It was the mid-’90s all over again when 60 middle-aged Longhorn football players took the field at Alfred J. Loos Stadium this past summer. The athletes ordered matching Nike jerseys and shorts for the occasion. Four cheerleaders chanted V-I-C-T-O-R-Y. Coach Chas Briscoe led the old boys onto the field, congratulating them on the men they had become.

The scene was out of a high school football playbook. “The guys played rough like they were still in high school, and they are so competitive,” says Angela Baird Arredondo, who was a W.T. White Longhorn cheerleader in 1994.
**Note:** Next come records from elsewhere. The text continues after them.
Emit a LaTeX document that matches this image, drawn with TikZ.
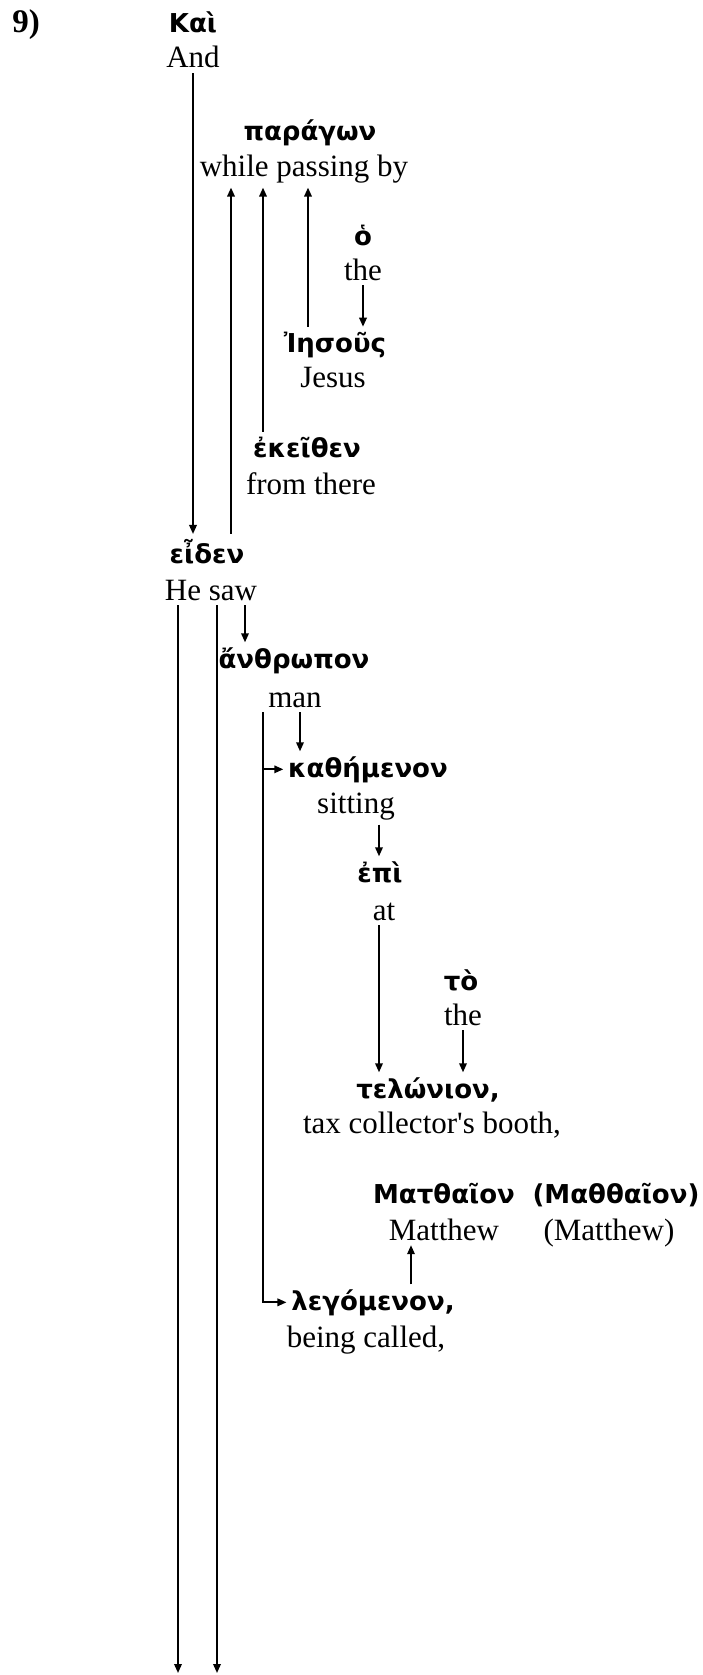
\documentclass[tikz,border=0pt]{standalone}
\usepackage{fontspec}
\setmainfont{Liberation Serif}[Ligatures=TeXOff]
\newfontfamily\greekfont{DejaVu Sans}
\usetikzlibrary{arrows.meta}

\begin{document}
\begin{tikzpicture}[x=1pt,y=1pt,yscale=-1,
  line width=1.8pt, >={Triangle[length=9pt,width=7.5pt]},
  gk/.style={anchor=base,inner sep=4pt,font=\greekfont\bfseries\fontsize{26}{30}\selectfont},
  en/.style={anchor=base,inner sep=4pt,font=\fontsize{31}{36}\selectfont}]
\useasboundingbox (0,0) rectangle (703,1675);
\coordinate (bottom) at (0,1673);

% Text Node
\node[anchor=base,font=\bfseries\fontsize{33}{38}\selectfont] (num) at (26,33) {9)};
% Text Node
\node[gk] (kai) at (193,33) {Καὶ};
\node[en] (and) at (193,68) {And};
% Text Node
\node[gk] (paragon) at (310,141) {παράγων};
\node[en] (passing) at (304,176) {while passing by};
% Text Node
\node[gk] (ho) at (363,245) {ὁ};
\node[en] (theA) at (363,280) {the};
% Text Node
\node[gk] (iesous) at (335,352) {Ἰησοῦς};
\node[en] (jesus) at (333,387) {Jesus};
% Text Node
\node[gk] (ekeithen) at (307,457) {ἐκεῖθεν};
\node[en] (fromthere) at (311,494) {from there};
% Text Node
\node[gk] (eiden) at (207,563) {εἶδεν};
\node[en] (hesaw) at (211,600) {He saw};
% Text Node
\node[gk] (anthropon) at (294,668) {ἄνθρωπον};
\node[en] (man) at (295,707) {man};
% Text Node
\node[gk] (kathemenon) at (368,777) {καθήμενον};
\node[en] (sitting) at (356,813) {sitting};
% Text Node
\node[gk] (epi) at (380,882) {ἐπὶ};
\node[en] (at) at (384,920) {at};
% Text Node
\node[gk] (to) at (461,990) {τὸ};
\node[en] (theB) at (463,1025) {the};
% Text Node
\node[gk] (telonion) at (428,1098) {τελώνιον,};
\node[en] (booth) at (432,1133) {tax collector's booth,};
% Text Node
\node[gk] (matthaion) at (444,1203) {Ματθαῖον};
\node[gk] (maththaion) at (616,1203) {(Μαθθαῖον)};
\node[en] (matthew) at (444,1240) {Matthew};
\node[en] (matthewB) at (609,1240) {(Matthew)};
% Text Node
\node[gk] (legomenon) at (373,1310) {λεγόμενον,};
\node[en] (called) at (366,1347) {being called,};

%Straight Lines
\draw[->] (and.south) -- (and.south |- eiden.north);
\draw[->] ([xshift=24pt]eiden.north) -- ([xshift=24pt]eiden.north |- passing.south);
\draw[->] ([xshift=-44pt]ekeithen.north) -- ([xshift=-44pt]ekeithen.north |- passing.south);
\draw[->] ([xshift=-27pt]iesous.north) -- ([xshift=-27pt]iesous.north |- passing.south);
\draw[->] (theA.south) -- (theA.south |- iesous.north);

%Straight Lines
\draw[->] ([xshift=-33pt]hesaw.south) -- ([xshift=-33pt]hesaw.south |- bottom);
\draw[->] ([xshift=6pt]hesaw.south) -- ([xshift=6pt]hesaw.south |- bottom);
\draw[->] ([xshift=34pt]hesaw.south) -- ([xshift=34pt]hesaw.south |- anthropon.north);

%Straight Lines
\draw[->] ([xshift=5pt]man.south) -- ([xshift=5pt]man.south |- kathemenon.north);
\draw[->] ([xshift=-32pt]man.south) |- (legomenon.west);
\draw[->] ([xshift=-32pt]man.south |- kathemenon.west) -- (kathemenon.west);
\draw[->] ([xshift=23pt]sitting.south) -- ([xshift=23pt]sitting.south |- epi.north);
\draw[->] ([xshift=-5pt]at.south) -- ([xshift=-5pt]at.south |- telonion.north);
\draw[->] (theB.south) -- (theB.south |- telonion.north);
\draw[->] ([xshift=38pt]legomenon.north) -- ([xshift=38pt]legomenon.north |- matthew.south);

\end{tikzpicture}
\end{document}
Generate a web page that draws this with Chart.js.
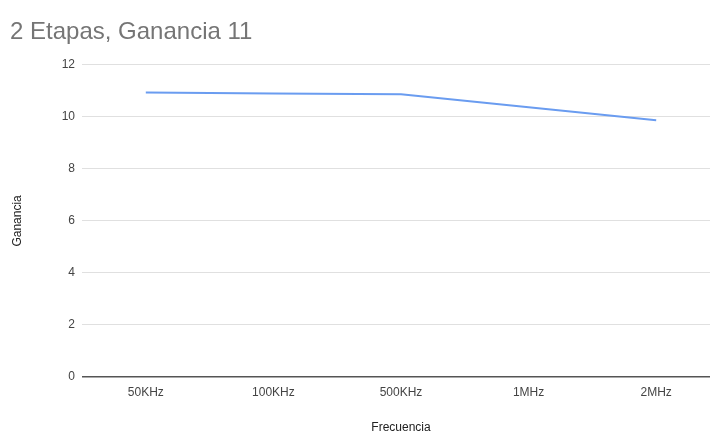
<!DOCTYPE html>
<html>
<head>
<meta charset="utf-8">
<script src="https://cdn.jsdelivr.net/npm/chart.js@4"></script>
<style>
  html, body { margin: 0; padding: 0; background: #fff; overflow: hidden; }
  #wrap { width: 720px; height: 435px; }
</style>
</head>
<body>
<div id="wrap"><canvas id="gainChart" width="720" height="435"></canvas></div>
<script>
const frequencies = ['50KHz', '100KHz', '500KHz', '1MHz', '2MHz'];
const gains = [10.94, 10.9, 10.87, 10.37, 9.87];
const yTicks = [0, 2, 4, 6, 8, 10, 12];

const ctx = document.getElementById('gainChart').getContext('2d');

new Chart(ctx, {
    type: 'line',
    data: {
        labels: frequencies,
        datasets: [{
            label: 'Ganancia',
            data: gains,
            borderColor: '#6a9cf0',
            borderWidth: 2,
            pointRadius: 0,
            tension: 0,
            fill: false
        }]
    },
    options: {
        responsive: false,
        animation: false,
        layout: { padding: { left: 10, right: 0, top: 0, bottom: 0 } },
        plugins: {
            legend: { display: false },
            tooltip: { enabled: false },
            title: {
                display: true,
                text: '2 Etapas, Ganancia 11',
                align: 'start',
                color: '#757575',
                font: { family: 'Arial, Liberation Sans', size: 24, weight: 'normal' },
                padding: { top: 18, bottom: 18 }
            }
        },
        scales: {
            x: {
                offset: true,
                grid: { display: false },
                border: { display: false },
                ticks: {
                    color: '#444',
                    font: { family: 'Arial, Liberation Sans', size: 12 },
                    padding: 0,
                    maxRotation: 0
                },
                title: {
                    display: true,
                    text: 'Frecuencia',
                    color: '#222',
                    font: { family: 'Arial, Liberation Sans', size: 12 },
                    padding: { top: 0, bottom: 0 }
                },
                afterFit: (scale) => { scale.height = 58; }
            },
            y: {
                min: 0,
                max: 12,
                afterBuildTicks: (scale) => { scale.ticks = yTicks.map(v => ({ value: v })); },
                grid: {
                    color: (c) => c.tick && c.tick.value === 0 ? '#555' : '#e0e0e0',
                    lineWidth: (c) => c.tick && c.tick.value === 0 ? 1.5 : 1,
                    drawTicks: false
                },
                border: { display: false },
                ticks: {
                    color: '#444',
                    font: { family: 'Arial, Liberation Sans', size: 12 },
                    padding: 7
                },
                title: {
                    display: true,
                    text: 'Ganancia',
                    color: '#222',
                    font: { family: 'Arial, Liberation Sans', size: 12 },
                    padding: { top: 0, bottom: 0 }
                },
                afterFit: (scale) => { scale.width = 72; }
            }
        }
    }
});
</script>
</body>
</html>
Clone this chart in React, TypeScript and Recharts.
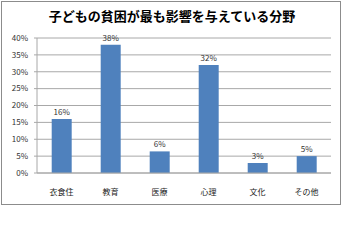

She balanced a fellow former cheerleader on her shoulders during the game.

“There were lots of tumbles, lots of falls, lots of tackles, and it was supposed to be flag football. I cannot believe no one got seriously injured.”

It was current W.T. White athletic director and coach Tony Johnson, along with alumnus Samori Brown, who proposed a “flag-football” reunion as a way to inspire Longhorns from their generation to support the school and its students. They plan to make it an annual event.

Meet some of the reunion-goers, what they were like in high school and how they live now.

Cedrick Johnson, (class of 1995), during a W.T. White alumni flag football game Saturday, Aug 10, 2019, at Loos Field in Dallas, Texas. (Photo/Michael Ainsworth)

Cedric Johnson, ’95

Then

Activities: Football and basketball.

Position: Receiver, corner, defensive back.

Favorite memory: “We played South Oak Cliff. I became a football hero that night. They tried to bump and run me the whole game, and I ended up with four touchdowns in the first half. By the second half, coach took me out of the game and said, ‘We need to save you for next week when we’re playing Hillcrest.’ There were a lot of college recruiters there, and I believe that game solidified me making All-State as a receiver.”

Favorite teacher: Coach Gentry. “He had a kind heart. He understood me as a person. Anything that I needed — tutoring, someone to talk to — he was always there.”

Now

Job: Operates his own business, Kleentech2, delivering paper products to bars and hotels.

Family: Lives in Plano and has an 8-year-old daughter, Cyahna. “She loves her daddy, and her daddy loves her.”

After high school: Recruited by the University of Tennessee, Oregon State, Washington State and the University of Southern California. He played corner and defensive back at Hofstra University. Homesickness took hold, and he switched to Texas A&M in Gainesville, where he fielded nine interceptions his senior year and was named All-American. He then played Arena Football with the Chicago Rush.

How he stays in shape: “I work out every day. For the last half-year, I have been running, working out at the Fitness Connection. Your health is your wealth.”

What it was like to play football again: “It was fun for everybody to come back and indulge.”

Advice he’d give to his younger self: “Never give up. Stay motivated, ask God to guide you in the right direction. Keep the faith.”

How he’s changed the most since high school: “I’m really the same person. I’ve made a little money, but money doesn’t justify your character. A lot of people told me I should have ended up in comedy because I’m a jokester.”